Work to complete:
Return all of the data exactly as written, without the pictures.

Given information:
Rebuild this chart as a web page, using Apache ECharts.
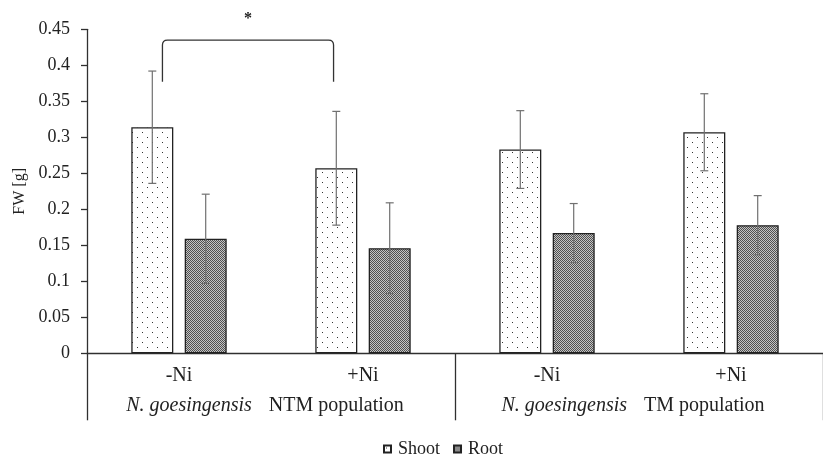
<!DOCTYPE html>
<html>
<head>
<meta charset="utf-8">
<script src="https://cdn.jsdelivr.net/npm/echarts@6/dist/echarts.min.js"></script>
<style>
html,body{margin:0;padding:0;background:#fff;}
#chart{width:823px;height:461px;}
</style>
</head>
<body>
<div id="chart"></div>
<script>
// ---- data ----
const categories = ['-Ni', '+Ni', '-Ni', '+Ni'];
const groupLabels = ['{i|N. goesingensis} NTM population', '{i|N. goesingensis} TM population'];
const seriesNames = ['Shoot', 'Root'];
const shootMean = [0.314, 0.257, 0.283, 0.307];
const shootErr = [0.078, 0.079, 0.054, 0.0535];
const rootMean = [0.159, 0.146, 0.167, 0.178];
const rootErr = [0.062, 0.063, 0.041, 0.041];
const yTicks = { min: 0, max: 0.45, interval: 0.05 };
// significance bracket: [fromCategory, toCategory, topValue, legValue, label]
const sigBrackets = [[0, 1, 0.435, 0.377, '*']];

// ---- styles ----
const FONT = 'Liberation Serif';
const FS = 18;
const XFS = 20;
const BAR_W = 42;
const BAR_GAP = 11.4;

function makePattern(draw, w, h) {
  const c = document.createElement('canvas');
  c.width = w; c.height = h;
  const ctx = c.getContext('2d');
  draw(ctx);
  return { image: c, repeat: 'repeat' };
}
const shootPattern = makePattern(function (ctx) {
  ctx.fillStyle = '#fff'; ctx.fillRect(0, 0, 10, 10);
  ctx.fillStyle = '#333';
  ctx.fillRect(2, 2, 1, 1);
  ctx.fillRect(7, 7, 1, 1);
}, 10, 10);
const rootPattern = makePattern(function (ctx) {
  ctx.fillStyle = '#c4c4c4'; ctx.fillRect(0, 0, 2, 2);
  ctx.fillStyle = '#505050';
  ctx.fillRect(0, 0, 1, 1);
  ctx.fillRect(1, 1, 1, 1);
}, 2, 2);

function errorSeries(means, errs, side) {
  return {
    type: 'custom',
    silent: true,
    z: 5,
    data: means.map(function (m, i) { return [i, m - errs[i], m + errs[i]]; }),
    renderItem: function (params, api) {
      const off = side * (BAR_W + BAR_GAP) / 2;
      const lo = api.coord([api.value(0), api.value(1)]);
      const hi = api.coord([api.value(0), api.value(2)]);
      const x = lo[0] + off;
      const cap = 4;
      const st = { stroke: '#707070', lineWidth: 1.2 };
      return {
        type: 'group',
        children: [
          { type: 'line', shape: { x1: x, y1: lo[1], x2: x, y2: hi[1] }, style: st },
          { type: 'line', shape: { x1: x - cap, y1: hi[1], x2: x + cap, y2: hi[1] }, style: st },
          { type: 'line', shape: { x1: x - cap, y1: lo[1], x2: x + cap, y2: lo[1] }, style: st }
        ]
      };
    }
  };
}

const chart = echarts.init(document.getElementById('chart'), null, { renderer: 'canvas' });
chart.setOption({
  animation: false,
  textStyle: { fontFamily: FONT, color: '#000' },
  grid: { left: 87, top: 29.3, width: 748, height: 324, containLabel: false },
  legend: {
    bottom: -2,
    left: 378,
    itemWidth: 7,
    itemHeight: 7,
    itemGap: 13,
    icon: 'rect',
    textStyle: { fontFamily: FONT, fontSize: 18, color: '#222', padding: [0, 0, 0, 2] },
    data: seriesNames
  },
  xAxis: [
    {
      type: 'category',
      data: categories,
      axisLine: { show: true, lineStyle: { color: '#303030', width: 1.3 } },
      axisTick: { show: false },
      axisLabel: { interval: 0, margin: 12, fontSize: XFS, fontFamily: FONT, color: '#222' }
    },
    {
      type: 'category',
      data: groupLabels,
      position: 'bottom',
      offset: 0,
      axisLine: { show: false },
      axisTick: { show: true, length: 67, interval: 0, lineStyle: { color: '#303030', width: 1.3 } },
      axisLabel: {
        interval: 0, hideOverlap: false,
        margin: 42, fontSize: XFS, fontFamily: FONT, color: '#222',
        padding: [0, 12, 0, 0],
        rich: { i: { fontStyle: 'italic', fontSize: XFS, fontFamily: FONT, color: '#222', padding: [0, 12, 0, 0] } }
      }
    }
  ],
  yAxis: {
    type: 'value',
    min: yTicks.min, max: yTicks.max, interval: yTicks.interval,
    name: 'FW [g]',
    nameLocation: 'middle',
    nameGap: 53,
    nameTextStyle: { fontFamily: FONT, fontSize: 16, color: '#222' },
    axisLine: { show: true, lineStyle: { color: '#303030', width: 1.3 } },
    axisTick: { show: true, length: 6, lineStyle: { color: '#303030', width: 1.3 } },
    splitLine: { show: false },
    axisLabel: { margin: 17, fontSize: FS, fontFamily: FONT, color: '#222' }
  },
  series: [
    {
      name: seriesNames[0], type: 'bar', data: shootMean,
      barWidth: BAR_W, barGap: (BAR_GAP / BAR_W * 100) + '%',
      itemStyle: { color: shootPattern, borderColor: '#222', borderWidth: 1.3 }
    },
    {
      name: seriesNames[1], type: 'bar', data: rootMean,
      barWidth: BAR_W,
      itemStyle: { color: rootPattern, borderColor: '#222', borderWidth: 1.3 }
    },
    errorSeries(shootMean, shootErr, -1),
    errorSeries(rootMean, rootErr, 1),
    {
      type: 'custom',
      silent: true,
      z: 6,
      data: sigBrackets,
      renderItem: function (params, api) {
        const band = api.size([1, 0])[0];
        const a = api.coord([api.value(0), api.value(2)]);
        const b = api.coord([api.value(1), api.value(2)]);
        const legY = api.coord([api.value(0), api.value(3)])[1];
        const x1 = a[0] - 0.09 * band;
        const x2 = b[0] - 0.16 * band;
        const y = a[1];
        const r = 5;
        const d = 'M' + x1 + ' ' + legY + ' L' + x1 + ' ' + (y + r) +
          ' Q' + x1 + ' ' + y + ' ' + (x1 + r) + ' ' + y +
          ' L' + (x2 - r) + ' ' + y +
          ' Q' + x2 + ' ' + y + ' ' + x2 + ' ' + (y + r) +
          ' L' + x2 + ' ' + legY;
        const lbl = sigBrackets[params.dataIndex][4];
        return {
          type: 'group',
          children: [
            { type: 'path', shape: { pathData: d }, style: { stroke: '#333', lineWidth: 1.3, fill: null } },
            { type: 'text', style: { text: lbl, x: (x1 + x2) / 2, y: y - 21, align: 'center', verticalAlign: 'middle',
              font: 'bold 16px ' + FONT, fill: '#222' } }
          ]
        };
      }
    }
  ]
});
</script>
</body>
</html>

Output:
Rebuild this chart as a web page, using Apache ECharts.
<!DOCTYPE html>
<html>
<head>
<meta charset="utf-8">
<script src="https://cdn.jsdelivr.net/npm/echarts@6/dist/echarts.min.js"></script>
<style>
html,body{margin:0;padding:0;background:#fff;}
#chart{width:823px;height:461px;}
</style>
</head>
<body>
<div id="chart"></div>
<script>
// ---- data ----
const categories = ['-Ni', '+Ni', '-Ni', '+Ni'];
const groupLabels = ['{i|N. goesingensis} NTM population', '{i|N. goesingensis} TM population'];
const seriesNames = ['Shoot', 'Root'];
const shootMean = [0.314, 0.257, 0.283, 0.307];
const shootErr = [0.078, 0.079, 0.054, 0.0535];
const rootMean = [0.159, 0.146, 0.167, 0.178];
const rootErr = [0.062, 0.063, 0.041, 0.041];
const yTicks = { min: 0, max: 0.45, interval: 0.05 };
// significance bracket: [fromCategory, toCategory, topValue, legValue, label]
const sigBrackets = [[0, 1, 0.435, 0.377, '*']];

// ---- styles ----
const FONT = 'Liberation Serif';
const FS = 18;
const XFS = 20;
const BAR_W = 42;
const BAR_GAP = 11.4;

function makePattern(draw, w, h) {
  const c = document.createElement('canvas');
  c.width = w; c.height = h;
  const ctx = c.getContext('2d');
  draw(ctx);
  return { image: c, repeat: 'repeat' };
}
const shootPattern = makePattern(function (ctx) {
  ctx.fillStyle = '#fff'; ctx.fillRect(0, 0, 10, 10);
  ctx.fillStyle = '#333';
  ctx.fillRect(2, 2, 1, 1);
  ctx.fillRect(7, 7, 1, 1);
}, 10, 10);
const rootPattern = makePattern(function (ctx) {
  ctx.fillStyle = '#c4c4c4'; ctx.fillRect(0, 0, 2, 2);
  ctx.fillStyle = '#505050';
  ctx.fillRect(0, 0, 1, 1);
  ctx.fillRect(1, 1, 1, 1);
}, 2, 2);

function errorSeries(means, errs, side) {
  return {
    type: 'custom',
    silent: true,
    z: 5,
    data: means.map(function (m, i) { return [i, m - errs[i], m + errs[i]]; }),
    renderItem: function (params, api) {
      const off = side * (BAR_W + BAR_GAP) / 2;
      const lo = api.coord([api.value(0), api.value(1)]);
      const hi = api.coord([api.value(0), api.value(2)]);
      const x = lo[0] + off;
      const cap = 4;
      const st = { stroke: '#707070', lineWidth: 1.2 };
      return {
        type: 'group',
        children: [
          { type: 'line', shape: { x1: x, y1: lo[1], x2: x, y2: hi[1] }, style: st },
          { type: 'line', shape: { x1: x - cap, y1: hi[1], x2: x + cap, y2: hi[1] }, style: st },
          { type: 'line', shape: { x1: x - cap, y1: lo[1], x2: x + cap, y2: lo[1] }, style: st }
        ]
      };
    }
  };
}

const chart = echarts.init(document.getElementById('chart'), null, { renderer: 'canvas' });
chart.setOption({
  animation: false,
  textStyle: { fontFamily: FONT, color: '#000' },
  grid: { left: 87, top: 29.3, width: 748, height: 324, containLabel: false },
  legend: {
    bottom: -2,
    left: 378,
    itemWidth: 7,
    itemHeight: 7,
    itemGap: 13,
    icon: 'rect',
    textStyle: { fontFamily: FONT, fontSize: 18, color: '#222', padding: [0, 0, 0, 2] },
    data: seriesNames
  },
  xAxis: [
    {
      type: 'category',
      data: categories,
      axisLine: { show: true, lineStyle: { color: '#303030', width: 1.3 } },
      axisTick: { show: false },
      axisLabel: { interval: 0, margin: 12, fontSize: XFS, fontFamily: FONT, color: '#222' }
    },
    {
      type: 'category',
      data: groupLabels,
      position: 'bottom',
      offset: 0,
      axisLine: { show: false },
      axisTick: { show: true, length: 67, interval: 0, lineStyle: { color: '#303030', width: 1.3 } },
      axisLabel: {
        interval: 0, hideOverlap: false,
        margin: 42, fontSize: XFS, fontFamily: FONT, color: '#222',
        padding: [0, 12, 0, 0],
        rich: { i: { fontStyle: 'italic', fontSize: XFS, fontFamily: FONT, color: '#222', padding: [0, 12, 0, 0] } }
      }
    }
  ],
  yAxis: {
    type: 'value',
    min: yTicks.min, max: yTicks.max, interval: yTicks.interval,
    name: 'FW [g]',
    nameLocation: 'middle',
    nameGap: 53,
    nameTextStyle: { fontFamily: FONT, fontSize: 16, color: '#222' },
    axisLine: { show: true, lineStyle: { color: '#303030', width: 1.3 } },
    axisTick: { show: true, length: 6, lineStyle: { color: '#303030', width: 1.3 } },
    splitLine: { show: false },
    axisLabel: { margin: 17, fontSize: FS, fontFamily: FONT, color: '#222' }
  },
  series: [
    {
      name: seriesNames[0], type: 'bar', data: shootMean,
      barWidth: BAR_W, barGap: (BAR_GAP / BAR_W * 100) + '%',
      itemStyle: { color: shootPattern, borderColor: '#222', borderWidth: 1.3 }
    },
    {
      name: seriesNames[1], type: 'bar', data: rootMean,
      barWidth: BAR_W,
      itemStyle: { color: rootPattern, borderColor: '#222', borderWidth: 1.3 }
    },
    errorSeries(shootMean, shootErr, -1),
    errorSeries(rootMean, rootErr, 1),
    {
      type: 'custom',
      silent: true,
      z: 6,
      data: sigBrackets,
      renderItem: function (params, api) {
        const band = api.size([1, 0])[0];
        const a = api.coord([api.value(0), api.value(2)]);
        const b = api.coord([api.value(1), api.value(2)]);
        const legY = api.coord([api.value(0), api.value(3)])[1];
        const x1 = a[0] - 0.09 * band;
        const x2 = b[0] - 0.16 * band;
        const y = a[1];
        const r = 5;
        const d = 'M' + x1 + ' ' + legY + ' L' + x1 + ' ' + (y + r) +
          ' Q' + x1 + ' ' + y + ' ' + (x1 + r) + ' ' + y +
          ' L' + (x2 - r) + ' ' + y +
          ' Q' + x2 + ' ' + y + ' ' + x2 + ' ' + (y + r) +
          ' L' + x2 + ' ' + legY;
        const lbl = sigBrackets[params.dataIndex][4];
        return {
          type: 'group',
          children: [
            { type: 'path', shape: { pathData: d }, style: { stroke: '#333', lineWidth: 1.3, fill: null } },
            { type: 'text', style: { text: lbl, x: (x1 + x2) / 2, y: y - 21, align: 'center', verticalAlign: 'middle',
              font: 'bold 16px ' + FONT, fill: '#222' } }
          ]
        };
      }
    }
  ]
});
</script>
</body>
</html>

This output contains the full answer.